Transcribe the records that follow in their entirety, omitting any pictures.

-- BEGIN --

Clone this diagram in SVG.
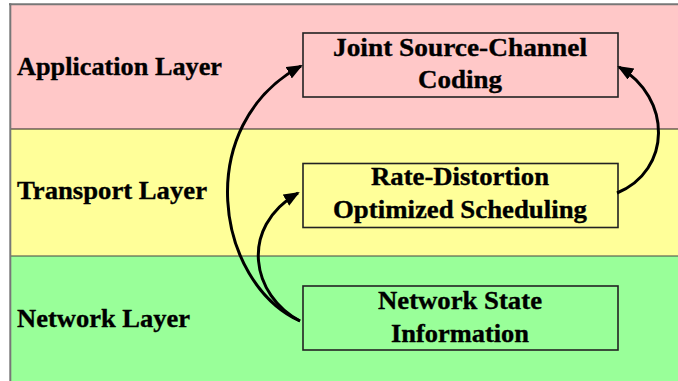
<svg xmlns="http://www.w3.org/2000/svg" width="678" height="381" viewBox="0 0 678 381">
<defs>
<style>
.lbl{font-weight:bold;font-size:26px;fill:#000;stroke:#000;stroke-width:0.35;}
.box{stroke:#222;stroke-width:1.6;}
.txt{font-weight:bold;font-size:25px;fill:#000;stroke:#000;stroke-width:0.35;text-anchor:middle;}
.arr{fill:none;stroke:#000;stroke-width:3;marker-end:url(#ah);}
</style>
<marker id="ah" markerWidth="16" markerHeight="14" refX="14" refY="6.5" orient="auto" markerUnits="userSpaceOnUse">
<path d="M0,0 L16,6.5 L0,13 Z" fill="#000"/>
</marker>
</defs>
<rect x="0" y="0" width="678" height="381" fill="#fff"/>
<g id="bands">
<rect x="10" y="4" width="668" height="125" fill="#ffc8c8"/>
<rect x="10" y="129" width="668" height="127" fill="#ffff99"/>
<rect x="10" y="256" width="668" height="125" fill="#99ff99"/>
<line x1="10" y1="129" x2="678" y2="129" stroke="#222" stroke-width="1.2"/>
<line x1="10" y1="256" x2="678" y2="256" stroke="#444" stroke-width="1.2"/>
<line x1="9" y1="4.3" x2="678" y2="4.3" stroke="#777" stroke-width="2"/>
<line x1="10.3" y1="3.3" x2="10.3" y2="381" stroke="#777" stroke-width="2"/>
</g>
<g id="layer-labels" font-family="'Liberation Serif', 'Times New Roman', 'DejaVu Serif', serif">
<text class="lbl" x="17" y="75" textLength="205" lengthAdjust="spacingAndGlyphs">Application Layer</text>
<text class="lbl" x="17" y="199" textLength="190" lengthAdjust="spacingAndGlyphs">Transport Layer</text>
<text class="lbl" x="17" y="327" textLength="173" lengthAdjust="spacingAndGlyphs">Network Layer</text>
</g>
<g id="jscc" font-family="'Liberation Serif', 'Times New Roman', 'DejaVu Serif', serif">
<rect class="box" x="303" y="33" width="315" height="64" fill="#ffc8c8"/>
<text class="txt" x="460" y="56" textLength="254" lengthAdjust="spacingAndGlyphs">Joint Source-Channel</text>
<text class="txt" x="460" y="88" textLength="84" lengthAdjust="spacingAndGlyphs">Coding</text>
</g>
<g id="rdos" font-family="'Liberation Serif', 'Times New Roman', 'DejaVu Serif', serif">
<rect class="box" x="303" y="163.5" width="315" height="64" fill="#ffff99"/>
<text class="txt" x="460" y="185" textLength="178" lengthAdjust="spacingAndGlyphs">Rate-Distortion</text>
<text class="txt" x="460" y="218" textLength="254" lengthAdjust="spacingAndGlyphs">Optimized Scheduling</text>
</g>
<g id="nsi" font-family="'Liberation Serif', 'Times New Roman', 'DejaVu Serif', serif">
<rect class="box" x="303" y="286" width="315" height="64" fill="#99ff99"/>
<text class="txt" x="460" y="309" textLength="164" lengthAdjust="spacingAndGlyphs">Network State</text>
<text class="txt" x="460" y="342" textLength="138" lengthAdjust="spacingAndGlyphs">Information</text>
</g>
<g id="connectors">
<path class="arr" d="M300,321 C215,282 192,125 301,66"/>
<path class="arr" d="M300,321 C252,296 238,228 298,193"/>
<path class="arr" d="M617,193 C672,170 672,98 619,67"/>
</g>
</svg>
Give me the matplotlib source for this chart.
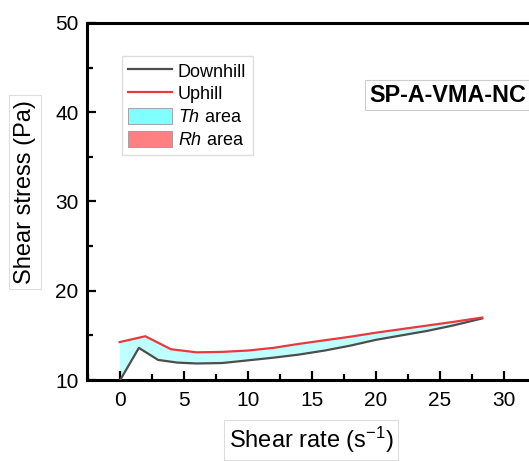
import matplotlib
matplotlib.use("Agg")
import matplotlib.pyplot as plt
from matplotlib.patches import Patch
from matplotlib.lines import Line2D
from matplotlib.ticker import MultipleLocator

plt.rcParams["font.family"] = ["Liberation Sans", "DejaVu Sans"]
plt.rcParams["mathtext.fontset"] = "custom"
plt.rcParams["mathtext.rm"] = "Liberation Sans"
plt.rcParams["mathtext.it"] = "Liberation Sans:italic"

# Uphill curve (shear rate increasing)
up_rate = [0, 2, 4, 6, 8, 10, 12, 14, 16, 18, 20, 22, 24, 26, 28.3]
up_stress = [14.25, 14.9, 13.45, 13.1, 13.15, 13.3, 13.6, 14.05, 14.45, 14.85,
             15.3, 15.7, 16.1, 16.5, 17.0]

# Downhill curve (shear rate decreasing)
down_rate = [0, 1.5, 3, 4.5, 6, 8, 10, 12, 14, 16, 18, 20, 22, 24, 26, 28.3]
down_stress = [9.9, 13.6, 12.25, 11.95, 11.85, 11.9, 12.2, 12.5, 12.85, 13.3,
               13.85, 14.5, 15.0, 15.5, 16.1, 16.9]

sample_name = "SP-A-VMA-NC"

fig = plt.figure(figsize=(5.29, 4.61), dpi=100)
ax = fig.add_axes([87 / 529, 81 / 461, 449 / 529, 357 / 461])

# Th area: region enclosed between the two curves
ax.fill(up_rate + down_rate[::-1], up_stress + down_stress[::-1],
        color="#80FFFF", alpha=0.5, lw=0, zorder=1)

ax.plot(down_rate, down_stress, color="#4D4D4D", lw=1.6, zorder=3)
ax.plot(up_rate, up_stress, color="#E8393E", lw=1.6, zorder=3)

ax.set_xlim(-2.55, 32.5)
ax.set_ylim(10, 50)
ax.xaxis.set_major_locator(MultipleLocator(5))
ax.xaxis.set_minor_locator(MultipleLocator(2.5))
ax.yaxis.set_major_locator(MultipleLocator(10))
ax.yaxis.set_minor_locator(MultipleLocator(5))
ax.tick_params(which="both", direction="in", top=False, right=False,
               width=1.6, labelsize=15)
ax.tick_params(which="major", length=6.5)
ax.tick_params(which="minor", length=4)
ax.tick_params(axis="x", pad=8)
ax.tick_params(axis="y", pad=6)
for s in ax.spines.values():
    s.set_linewidth(2.2)

box = dict(boxstyle="square,pad=0.2", fc="white", ec="#DDDDDD", lw=0.8)
ax.set_xlabel("Shear rate (s$^{-1}$)", fontsize=17, bbox=box)
ax.set_ylabel("Shear stress (Pa)", fontsize=17, bbox=box)
ax.xaxis.label.set_va("center")
ax.yaxis.label.set_va("center")
ax.xaxis.set_label_coords(0.499, -0.168)
ax.yaxis.set_label_coords(-0.138, 0.527)

ax.text(0.628, 0.797, sample_name, transform=ax.transAxes, fontsize=16.8,
        fontweight="bold", ha="left", va="center",
        bbox=dict(boxstyle="square,pad=0.15", fc="white", ec="#CCCCCC", lw=0.8))

handles = [
    Line2D([], [], color="#4D4D4D", lw=1.6),
    Line2D([], [], color="#E8393E", lw=1.6),
    Patch(facecolor="#80FFFF", edgecolor="#999999", lw=0.6),
    Patch(facecolor="#FF8080", edgecolor="#999999", lw=0.6),
]
labels = ["Downhill", "Uphill", "$\\it{Th}$ area", "$\\it{Rh}$ area"]
ax.legend(handles, labels, loc="upper left",
          bbox_to_anchor=(122 / 529, 1 - 56 / 461), bbox_transform=fig.transFigure,
          fontsize=13, frameon=True, fancybox=False, edgecolor="#DDDDDD",
          framealpha=1, borderpad=0.35, labelspacing=0.25, handlelength=2.4,
          handleheight=1.0, handletextpad=0.35, borderaxespad=0)

fig.savefig("out.png", dpi=100)
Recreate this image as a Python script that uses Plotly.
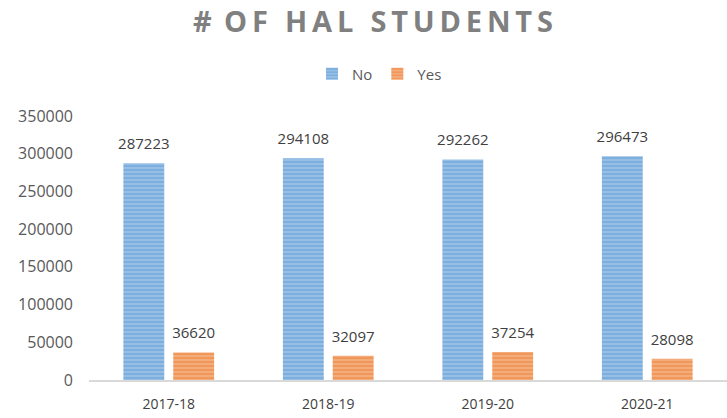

-- END --

◆ Full output
Clone this diagram in SVG.
<svg xmlns="http://www.w3.org/2000/svg" width="678" height="381" viewBox="0 0 678 381">
<defs>
<style>
.lbl{font-weight:bold;font-size:26px;fill:#000;stroke:#000;stroke-width:0.35;}
.box{stroke:#222;stroke-width:1.6;}
.txt{font-weight:bold;font-size:25px;fill:#000;stroke:#000;stroke-width:0.35;text-anchor:middle;}
.arr{fill:none;stroke:#000;stroke-width:3;marker-end:url(#ah);}
</style>
<marker id="ah" markerWidth="16" markerHeight="14" refX="14" refY="6.5" orient="auto" markerUnits="userSpaceOnUse">
<path d="M0,0 L16,6.5 L0,13 Z" fill="#000"/>
</marker>
</defs>
<rect x="0" y="0" width="678" height="381" fill="#fff"/>
<g id="bands">
<rect x="10" y="4" width="668" height="125" fill="#ffc8c8"/>
<rect x="10" y="129" width="668" height="127" fill="#ffff99"/>
<rect x="10" y="256" width="668" height="125" fill="#99ff99"/>
<line x1="10" y1="129" x2="678" y2="129" stroke="#222" stroke-width="1.2"/>
<line x1="10" y1="256" x2="678" y2="256" stroke="#444" stroke-width="1.2"/>
<line x1="9" y1="4.3" x2="678" y2="4.3" stroke="#777" stroke-width="2"/>
<line x1="10.3" y1="3.3" x2="10.3" y2="381" stroke="#777" stroke-width="2"/>
</g>
<g id="layer-labels" font-family="'Liberation Serif', 'Times New Roman', 'DejaVu Serif', serif">
<text class="lbl" x="17" y="75" textLength="205" lengthAdjust="spacingAndGlyphs">Application Layer</text>
<text class="lbl" x="17" y="199" textLength="190" lengthAdjust="spacingAndGlyphs">Transport Layer</text>
<text class="lbl" x="17" y="327" textLength="173" lengthAdjust="spacingAndGlyphs">Network Layer</text>
</g>
<g id="jscc" font-family="'Liberation Serif', 'Times New Roman', 'DejaVu Serif', serif">
<rect class="box" x="303" y="33" width="315" height="64" fill="#ffc8c8"/>
<text class="txt" x="460" y="56" textLength="254" lengthAdjust="spacingAndGlyphs">Joint Source-Channel</text>
<text class="txt" x="460" y="88" textLength="84" lengthAdjust="spacingAndGlyphs">Coding</text>
</g>
<g id="rdos" font-family="'Liberation Serif', 'Times New Roman', 'DejaVu Serif', serif">
<rect class="box" x="303" y="163.5" width="315" height="64" fill="#ffff99"/>
<text class="txt" x="460" y="185" textLength="178" lengthAdjust="spacingAndGlyphs">Rate-Distortion</text>
<text class="txt" x="460" y="218" textLength="254" lengthAdjust="spacingAndGlyphs">Optimized Scheduling</text>
</g>
<g id="nsi" font-family="'Liberation Serif', 'Times New Roman', 'DejaVu Serif', serif">
<rect class="box" x="303" y="286" width="315" height="64" fill="#99ff99"/>
<text class="txt" x="460" y="309" textLength="164" lengthAdjust="spacingAndGlyphs">Network State</text>
<text class="txt" x="460" y="342" textLength="138" lengthAdjust="spacingAndGlyphs">Information</text>
</g>
<g id="connectors">
<path class="arr" d="M300,321 C215,282 192,125 301,66"/>
<path class="arr" d="M300,321 C252,296 238,228 298,193"/>
<path class="arr" d="M617,193 C672,170 672,98 619,67"/>
</g>
</svg>
Give me the matplotlib source for this chart.
import matplotlib
matplotlib.use("Agg")
import matplotlib.pyplot as plt
from matplotlib.patches import Patch
from matplotlib.lines import Line2D
from matplotlib.ticker import MultipleLocator

plt.rcParams["font.family"] = ["Liberation Sans", "DejaVu Sans"]
plt.rcParams["mathtext.fontset"] = "custom"
plt.rcParams["mathtext.rm"] = "Liberation Sans"
plt.rcParams["mathtext.it"] = "Liberation Sans:italic"

# Uphill curve (shear rate increasing)
up_rate = [0, 2, 4, 6, 8, 10, 12, 14, 16, 18, 20, 22, 24, 26, 28.3]
up_stress = [14.25, 14.9, 13.45, 13.1, 13.15, 13.3, 13.6, 14.05, 14.45, 14.85,
             15.3, 15.7, 16.1, 16.5, 17.0]

# Downhill curve (shear rate decreasing)
down_rate = [0, 1.5, 3, 4.5, 6, 8, 10, 12, 14, 16, 18, 20, 22, 24, 26, 28.3]
down_stress = [9.9, 13.6, 12.25, 11.95, 11.85, 11.9, 12.2, 12.5, 12.85, 13.3,
               13.85, 14.5, 15.0, 15.5, 16.1, 16.9]

sample_name = "SP-A-VMA-NC"

fig = plt.figure(figsize=(5.29, 4.61), dpi=100)
ax = fig.add_axes([87 / 529, 81 / 461, 449 / 529, 357 / 461])

# Th area: region enclosed between the two curves
ax.fill(up_rate + down_rate[::-1], up_stress + down_stress[::-1],
        color="#80FFFF", alpha=0.5, lw=0, zorder=1)

ax.plot(down_rate, down_stress, color="#4D4D4D", lw=1.6, zorder=3)
ax.plot(up_rate, up_stress, color="#E8393E", lw=1.6, zorder=3)

ax.set_xlim(-2.55, 32.5)
ax.set_ylim(10, 50)
ax.xaxis.set_major_locator(MultipleLocator(5))
ax.xaxis.set_minor_locator(MultipleLocator(2.5))
ax.yaxis.set_major_locator(MultipleLocator(10))
ax.yaxis.set_minor_locator(MultipleLocator(5))
ax.tick_params(which="both", direction="in", top=False, right=False,
               width=1.6, labelsize=15)
ax.tick_params(which="major", length=6.5)
ax.tick_params(which="minor", length=4)
ax.tick_params(axis="x", pad=8)
ax.tick_params(axis="y", pad=6)
for s in ax.spines.values():
    s.set_linewidth(2.2)

box = dict(boxstyle="square,pad=0.2", fc="white", ec="#DDDDDD", lw=0.8)
ax.set_xlabel("Shear rate (s$^{-1}$)", fontsize=17, bbox=box)
ax.set_ylabel("Shear stress (Pa)", fontsize=17, bbox=box)
ax.xaxis.label.set_va("center")
ax.yaxis.label.set_va("center")
ax.xaxis.set_label_coords(0.499, -0.168)
ax.yaxis.set_label_coords(-0.138, 0.527)

ax.text(0.628, 0.797, sample_name, transform=ax.transAxes, fontsize=16.8,
        fontweight="bold", ha="left", va="center",
        bbox=dict(boxstyle="square,pad=0.15", fc="white", ec="#CCCCCC", lw=0.8))

handles = [
    Line2D([], [], color="#4D4D4D", lw=1.6),
    Line2D([], [], color="#E8393E", lw=1.6),
    Patch(facecolor="#80FFFF", edgecolor="#999999", lw=0.6),
    Patch(facecolor="#FF8080", edgecolor="#999999", lw=0.6),
]
labels = ["Downhill", "Uphill", "$\\it{Th}$ area", "$\\it{Rh}$ area"]
ax.legend(handles, labels, loc="upper left",
          bbox_to_anchor=(122 / 529, 1 - 56 / 461), bbox_transform=fig.transFigure,
          fontsize=13, frameon=True, fancybox=False, edgecolor="#DDDDDD",
          framealpha=1, borderpad=0.35, labelspacing=0.25, handlelength=2.4,
          handleheight=1.0, handletextpad=0.35, borderaxespad=0)

fig.savefig("out.png", dpi=100)
Recreate this image as a Python script that uses Plotly.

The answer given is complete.